-- START Listed records --
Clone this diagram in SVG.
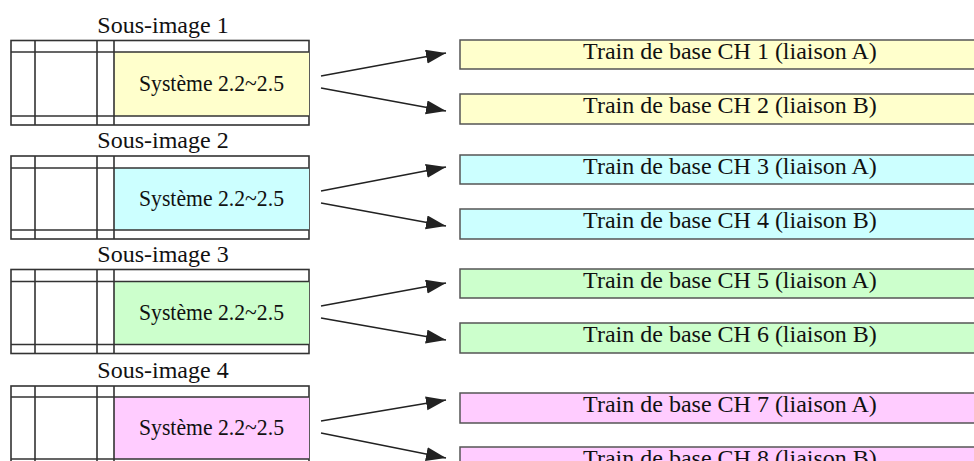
-- END Listed records --
-- START Listed records --
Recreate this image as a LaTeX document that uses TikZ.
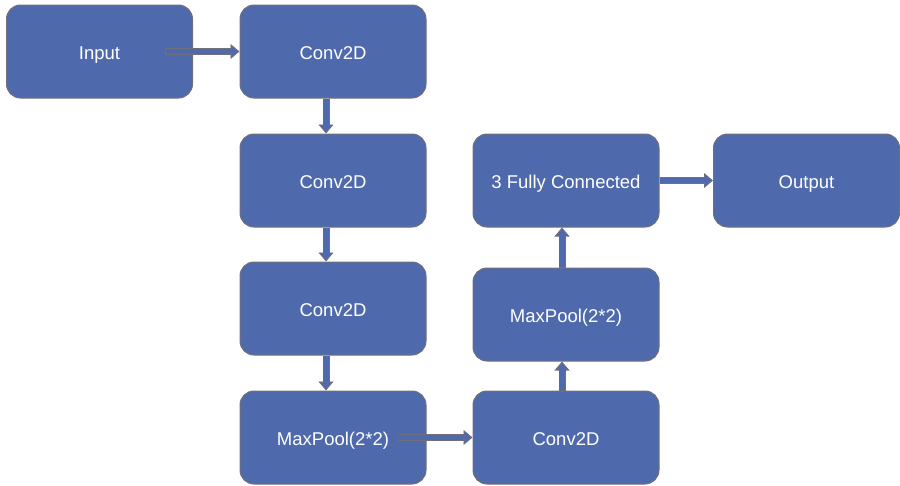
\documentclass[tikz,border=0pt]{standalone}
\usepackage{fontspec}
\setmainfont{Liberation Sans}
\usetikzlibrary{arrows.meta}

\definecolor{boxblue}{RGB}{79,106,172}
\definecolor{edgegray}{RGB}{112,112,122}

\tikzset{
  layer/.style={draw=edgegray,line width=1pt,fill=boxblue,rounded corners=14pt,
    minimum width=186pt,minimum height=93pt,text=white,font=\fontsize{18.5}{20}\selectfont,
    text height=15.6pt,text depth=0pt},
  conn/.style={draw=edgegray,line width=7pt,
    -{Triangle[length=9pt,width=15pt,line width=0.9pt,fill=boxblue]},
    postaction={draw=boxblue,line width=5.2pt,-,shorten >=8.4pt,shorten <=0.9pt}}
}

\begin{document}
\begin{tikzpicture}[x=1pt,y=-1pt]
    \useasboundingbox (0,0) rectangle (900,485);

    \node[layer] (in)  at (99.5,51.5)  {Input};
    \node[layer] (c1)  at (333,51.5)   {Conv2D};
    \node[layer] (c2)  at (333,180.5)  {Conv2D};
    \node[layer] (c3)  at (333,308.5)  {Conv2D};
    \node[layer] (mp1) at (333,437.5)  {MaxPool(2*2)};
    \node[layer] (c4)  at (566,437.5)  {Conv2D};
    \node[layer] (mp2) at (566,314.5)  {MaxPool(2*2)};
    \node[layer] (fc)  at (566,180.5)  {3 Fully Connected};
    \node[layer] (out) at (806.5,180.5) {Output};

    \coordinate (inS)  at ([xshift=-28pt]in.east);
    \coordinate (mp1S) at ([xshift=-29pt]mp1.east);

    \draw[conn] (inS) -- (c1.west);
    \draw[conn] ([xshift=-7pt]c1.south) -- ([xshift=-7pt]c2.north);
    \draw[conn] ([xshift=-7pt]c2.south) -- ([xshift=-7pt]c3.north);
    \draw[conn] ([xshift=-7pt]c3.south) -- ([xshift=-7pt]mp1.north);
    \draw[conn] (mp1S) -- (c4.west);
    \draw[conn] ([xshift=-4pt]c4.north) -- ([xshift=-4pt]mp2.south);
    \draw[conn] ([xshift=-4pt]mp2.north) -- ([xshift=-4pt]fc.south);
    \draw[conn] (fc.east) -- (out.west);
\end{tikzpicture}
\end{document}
-- END Listed records --
## Aim
Return every line above in which the string "this" occurs.

## Task output
Clone this diagram in SVG.
Recreate this image as a LaTeX document that uses TikZ.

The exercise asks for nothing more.